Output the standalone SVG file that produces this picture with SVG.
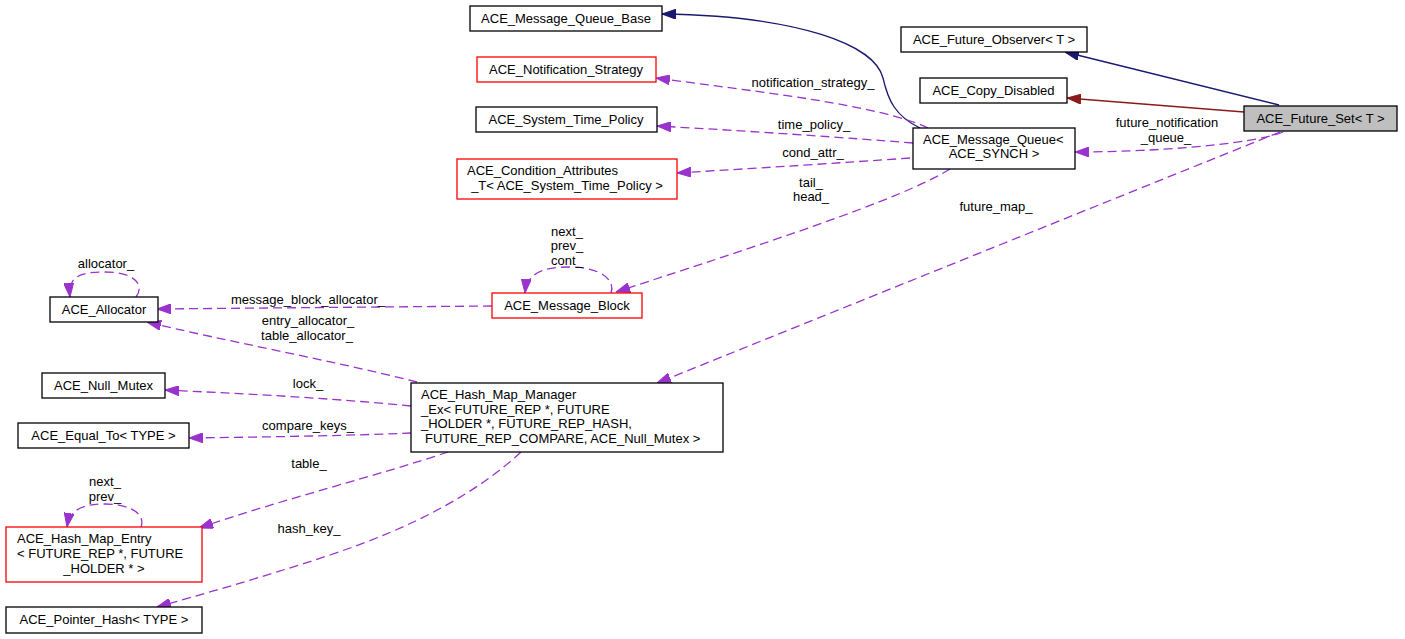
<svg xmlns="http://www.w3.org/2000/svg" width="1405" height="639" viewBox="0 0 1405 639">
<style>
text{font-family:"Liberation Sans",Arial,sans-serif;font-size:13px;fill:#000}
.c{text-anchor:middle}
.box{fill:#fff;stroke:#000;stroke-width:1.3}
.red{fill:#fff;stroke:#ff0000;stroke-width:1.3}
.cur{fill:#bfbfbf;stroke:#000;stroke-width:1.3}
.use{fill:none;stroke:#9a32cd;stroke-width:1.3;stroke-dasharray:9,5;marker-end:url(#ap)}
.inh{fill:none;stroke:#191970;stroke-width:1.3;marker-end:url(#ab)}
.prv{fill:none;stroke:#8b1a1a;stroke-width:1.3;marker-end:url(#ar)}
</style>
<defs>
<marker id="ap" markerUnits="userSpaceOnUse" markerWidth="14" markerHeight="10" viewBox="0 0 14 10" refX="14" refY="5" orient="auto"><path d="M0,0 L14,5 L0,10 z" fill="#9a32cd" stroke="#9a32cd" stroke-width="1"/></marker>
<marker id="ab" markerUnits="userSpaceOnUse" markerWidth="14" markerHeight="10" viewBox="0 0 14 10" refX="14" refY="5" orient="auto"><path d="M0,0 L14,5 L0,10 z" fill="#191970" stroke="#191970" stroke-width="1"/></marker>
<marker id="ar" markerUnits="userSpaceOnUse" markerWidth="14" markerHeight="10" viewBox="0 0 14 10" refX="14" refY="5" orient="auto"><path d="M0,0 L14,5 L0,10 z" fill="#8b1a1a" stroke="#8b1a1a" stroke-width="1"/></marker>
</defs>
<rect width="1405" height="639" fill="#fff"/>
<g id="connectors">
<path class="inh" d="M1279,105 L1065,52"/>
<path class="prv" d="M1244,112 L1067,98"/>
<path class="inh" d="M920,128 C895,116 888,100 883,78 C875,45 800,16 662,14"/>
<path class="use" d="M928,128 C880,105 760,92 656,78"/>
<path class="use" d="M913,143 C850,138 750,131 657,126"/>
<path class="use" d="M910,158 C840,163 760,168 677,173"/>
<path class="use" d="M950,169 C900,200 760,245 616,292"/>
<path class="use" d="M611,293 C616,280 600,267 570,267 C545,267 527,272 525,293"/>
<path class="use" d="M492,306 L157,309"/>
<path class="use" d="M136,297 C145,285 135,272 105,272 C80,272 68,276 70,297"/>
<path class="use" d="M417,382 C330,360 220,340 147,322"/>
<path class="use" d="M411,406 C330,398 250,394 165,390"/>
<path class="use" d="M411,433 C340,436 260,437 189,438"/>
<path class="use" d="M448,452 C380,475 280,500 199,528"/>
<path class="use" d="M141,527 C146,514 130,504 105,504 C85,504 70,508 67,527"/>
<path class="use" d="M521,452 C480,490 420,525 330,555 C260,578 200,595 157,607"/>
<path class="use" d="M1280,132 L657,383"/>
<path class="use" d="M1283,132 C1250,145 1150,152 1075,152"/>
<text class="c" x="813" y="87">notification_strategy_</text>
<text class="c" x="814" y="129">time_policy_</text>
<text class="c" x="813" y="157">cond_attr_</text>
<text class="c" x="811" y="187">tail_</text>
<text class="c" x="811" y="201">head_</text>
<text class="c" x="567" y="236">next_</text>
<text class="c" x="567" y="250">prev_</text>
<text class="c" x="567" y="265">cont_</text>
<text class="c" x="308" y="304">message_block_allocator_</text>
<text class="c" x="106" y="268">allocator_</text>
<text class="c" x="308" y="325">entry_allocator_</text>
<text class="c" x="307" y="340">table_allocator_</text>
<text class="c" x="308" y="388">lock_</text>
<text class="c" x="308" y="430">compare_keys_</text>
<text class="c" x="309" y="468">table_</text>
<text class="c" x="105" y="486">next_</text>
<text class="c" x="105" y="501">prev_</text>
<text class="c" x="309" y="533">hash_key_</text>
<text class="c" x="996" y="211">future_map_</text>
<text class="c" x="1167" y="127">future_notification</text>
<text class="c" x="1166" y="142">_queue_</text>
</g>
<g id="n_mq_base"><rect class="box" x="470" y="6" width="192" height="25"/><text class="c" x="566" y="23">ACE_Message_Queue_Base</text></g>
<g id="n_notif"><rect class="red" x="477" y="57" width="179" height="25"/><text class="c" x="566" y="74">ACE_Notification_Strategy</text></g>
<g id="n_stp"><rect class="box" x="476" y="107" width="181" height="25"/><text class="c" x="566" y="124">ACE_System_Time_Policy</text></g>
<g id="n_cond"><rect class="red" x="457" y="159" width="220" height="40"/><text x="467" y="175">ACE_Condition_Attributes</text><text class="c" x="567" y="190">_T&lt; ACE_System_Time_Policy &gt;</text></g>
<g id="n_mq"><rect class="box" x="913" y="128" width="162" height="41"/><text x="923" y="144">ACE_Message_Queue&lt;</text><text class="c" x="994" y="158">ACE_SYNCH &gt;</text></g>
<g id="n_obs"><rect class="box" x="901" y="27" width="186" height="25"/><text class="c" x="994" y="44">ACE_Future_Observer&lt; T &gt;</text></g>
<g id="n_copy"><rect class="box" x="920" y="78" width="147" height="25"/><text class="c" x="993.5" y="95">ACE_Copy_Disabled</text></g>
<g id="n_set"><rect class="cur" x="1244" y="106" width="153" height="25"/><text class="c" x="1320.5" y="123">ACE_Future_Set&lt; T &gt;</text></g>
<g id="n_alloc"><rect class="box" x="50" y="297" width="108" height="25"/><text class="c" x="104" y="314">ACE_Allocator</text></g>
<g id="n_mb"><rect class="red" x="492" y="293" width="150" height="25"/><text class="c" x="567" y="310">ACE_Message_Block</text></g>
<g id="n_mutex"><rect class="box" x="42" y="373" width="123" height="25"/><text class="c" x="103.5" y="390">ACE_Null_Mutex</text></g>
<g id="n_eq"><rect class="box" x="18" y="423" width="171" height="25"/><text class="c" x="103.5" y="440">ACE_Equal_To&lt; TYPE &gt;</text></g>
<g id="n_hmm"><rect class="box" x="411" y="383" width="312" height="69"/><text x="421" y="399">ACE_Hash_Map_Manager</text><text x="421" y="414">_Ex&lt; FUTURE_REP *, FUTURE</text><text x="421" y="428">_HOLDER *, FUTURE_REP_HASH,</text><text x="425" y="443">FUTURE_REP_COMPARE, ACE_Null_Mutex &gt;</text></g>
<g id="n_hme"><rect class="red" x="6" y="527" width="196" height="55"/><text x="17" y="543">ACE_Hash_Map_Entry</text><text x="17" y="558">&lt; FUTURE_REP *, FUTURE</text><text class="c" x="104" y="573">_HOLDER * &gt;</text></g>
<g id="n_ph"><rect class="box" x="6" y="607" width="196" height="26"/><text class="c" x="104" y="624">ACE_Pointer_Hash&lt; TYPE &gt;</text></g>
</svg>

■ ■ ■

> **EXERCISE DETAILS**
Reproduce every line precisely as given, omitting all pictures.

> **CORRECT ANSWER**
Output the standalone SVG file that produces this picture with SVG.
<svg xmlns="http://www.w3.org/2000/svg" width="1405" height="639" viewBox="0 0 1405 639">
<style>
text{font-family:"Liberation Sans",Arial,sans-serif;font-size:13px;fill:#000}
.c{text-anchor:middle}
.box{fill:#fff;stroke:#000;stroke-width:1.3}
.red{fill:#fff;stroke:#ff0000;stroke-width:1.3}
.cur{fill:#bfbfbf;stroke:#000;stroke-width:1.3}
.use{fill:none;stroke:#9a32cd;stroke-width:1.3;stroke-dasharray:9,5;marker-end:url(#ap)}
.inh{fill:none;stroke:#191970;stroke-width:1.3;marker-end:url(#ab)}
.prv{fill:none;stroke:#8b1a1a;stroke-width:1.3;marker-end:url(#ar)}
</style>
<defs>
<marker id="ap" markerUnits="userSpaceOnUse" markerWidth="14" markerHeight="10" viewBox="0 0 14 10" refX="14" refY="5" orient="auto"><path d="M0,0 L14,5 L0,10 z" fill="#9a32cd" stroke="#9a32cd" stroke-width="1"/></marker>
<marker id="ab" markerUnits="userSpaceOnUse" markerWidth="14" markerHeight="10" viewBox="0 0 14 10" refX="14" refY="5" orient="auto"><path d="M0,0 L14,5 L0,10 z" fill="#191970" stroke="#191970" stroke-width="1"/></marker>
<marker id="ar" markerUnits="userSpaceOnUse" markerWidth="14" markerHeight="10" viewBox="0 0 14 10" refX="14" refY="5" orient="auto"><path d="M0,0 L14,5 L0,10 z" fill="#8b1a1a" stroke="#8b1a1a" stroke-width="1"/></marker>
</defs>
<rect width="1405" height="639" fill="#fff"/>
<g id="connectors">
<path class="inh" d="M1279,105 L1065,52"/>
<path class="prv" d="M1244,112 L1067,98"/>
<path class="inh" d="M920,128 C895,116 888,100 883,78 C875,45 800,16 662,14"/>
<path class="use" d="M928,128 C880,105 760,92 656,78"/>
<path class="use" d="M913,143 C850,138 750,131 657,126"/>
<path class="use" d="M910,158 C840,163 760,168 677,173"/>
<path class="use" d="M950,169 C900,200 760,245 616,292"/>
<path class="use" d="M611,293 C616,280 600,267 570,267 C545,267 527,272 525,293"/>
<path class="use" d="M492,306 L157,309"/>
<path class="use" d="M136,297 C145,285 135,272 105,272 C80,272 68,276 70,297"/>
<path class="use" d="M417,382 C330,360 220,340 147,322"/>
<path class="use" d="M411,406 C330,398 250,394 165,390"/>
<path class="use" d="M411,433 C340,436 260,437 189,438"/>
<path class="use" d="M448,452 C380,475 280,500 199,528"/>
<path class="use" d="M141,527 C146,514 130,504 105,504 C85,504 70,508 67,527"/>
<path class="use" d="M521,452 C480,490 420,525 330,555 C260,578 200,595 157,607"/>
<path class="use" d="M1280,132 L657,383"/>
<path class="use" d="M1283,132 C1250,145 1150,152 1075,152"/>
<text class="c" x="813" y="87">notification_strategy_</text>
<text class="c" x="814" y="129">time_policy_</text>
<text class="c" x="813" y="157">cond_attr_</text>
<text class="c" x="811" y="187">tail_</text>
<text class="c" x="811" y="201">head_</text>
<text class="c" x="567" y="236">next_</text>
<text class="c" x="567" y="250">prev_</text>
<text class="c" x="567" y="265">cont_</text>
<text class="c" x="308" y="304">message_block_allocator_</text>
<text class="c" x="106" y="268">allocator_</text>
<text class="c" x="308" y="325">entry_allocator_</text>
<text class="c" x="307" y="340">table_allocator_</text>
<text class="c" x="308" y="388">lock_</text>
<text class="c" x="308" y="430">compare_keys_</text>
<text class="c" x="309" y="468">table_</text>
<text class="c" x="105" y="486">next_</text>
<text class="c" x="105" y="501">prev_</text>
<text class="c" x="309" y="533">hash_key_</text>
<text class="c" x="996" y="211">future_map_</text>
<text class="c" x="1167" y="127">future_notification</text>
<text class="c" x="1166" y="142">_queue_</text>
</g>
<g id="n_mq_base"><rect class="box" x="470" y="6" width="192" height="25"/><text class="c" x="566" y="23">ACE_Message_Queue_Base</text></g>
<g id="n_notif"><rect class="red" x="477" y="57" width="179" height="25"/><text class="c" x="566" y="74">ACE_Notification_Strategy</text></g>
<g id="n_stp"><rect class="box" x="476" y="107" width="181" height="25"/><text class="c" x="566" y="124">ACE_System_Time_Policy</text></g>
<g id="n_cond"><rect class="red" x="457" y="159" width="220" height="40"/><text x="467" y="175">ACE_Condition_Attributes</text><text class="c" x="567" y="190">_T&lt; ACE_System_Time_Policy &gt;</text></g>
<g id="n_mq"><rect class="box" x="913" y="128" width="162" height="41"/><text x="923" y="144">ACE_Message_Queue&lt;</text><text class="c" x="994" y="158">ACE_SYNCH &gt;</text></g>
<g id="n_obs"><rect class="box" x="901" y="27" width="186" height="25"/><text class="c" x="994" y="44">ACE_Future_Observer&lt; T &gt;</text></g>
<g id="n_copy"><rect class="box" x="920" y="78" width="147" height="25"/><text class="c" x="993.5" y="95">ACE_Copy_Disabled</text></g>
<g id="n_set"><rect class="cur" x="1244" y="106" width="153" height="25"/><text class="c" x="1320.5" y="123">ACE_Future_Set&lt; T &gt;</text></g>
<g id="n_alloc"><rect class="box" x="50" y="297" width="108" height="25"/><text class="c" x="104" y="314">ACE_Allocator</text></g>
<g id="n_mb"><rect class="red" x="492" y="293" width="150" height="25"/><text class="c" x="567" y="310">ACE_Message_Block</text></g>
<g id="n_mutex"><rect class="box" x="42" y="373" width="123" height="25"/><text class="c" x="103.5" y="390">ACE_Null_Mutex</text></g>
<g id="n_eq"><rect class="box" x="18" y="423" width="171" height="25"/><text class="c" x="103.5" y="440">ACE_Equal_To&lt; TYPE &gt;</text></g>
<g id="n_hmm"><rect class="box" x="411" y="383" width="312" height="69"/><text x="421" y="399">ACE_Hash_Map_Manager</text><text x="421" y="414">_Ex&lt; FUTURE_REP *, FUTURE</text><text x="421" y="428">_HOLDER *, FUTURE_REP_HASH,</text><text x="425" y="443">FUTURE_REP_COMPARE, ACE_Null_Mutex &gt;</text></g>
<g id="n_hme"><rect class="red" x="6" y="527" width="196" height="55"/><text x="17" y="543">ACE_Hash_Map_Entry</text><text x="17" y="558">&lt; FUTURE_REP *, FUTURE</text><text class="c" x="104" y="573">_HOLDER * &gt;</text></g>
<g id="n_ph"><rect class="box" x="6" y="607" width="196" height="26"/><text class="c" x="104" y="624">ACE_Pointer_Hash&lt; TYPE &gt;</text></g>
</svg>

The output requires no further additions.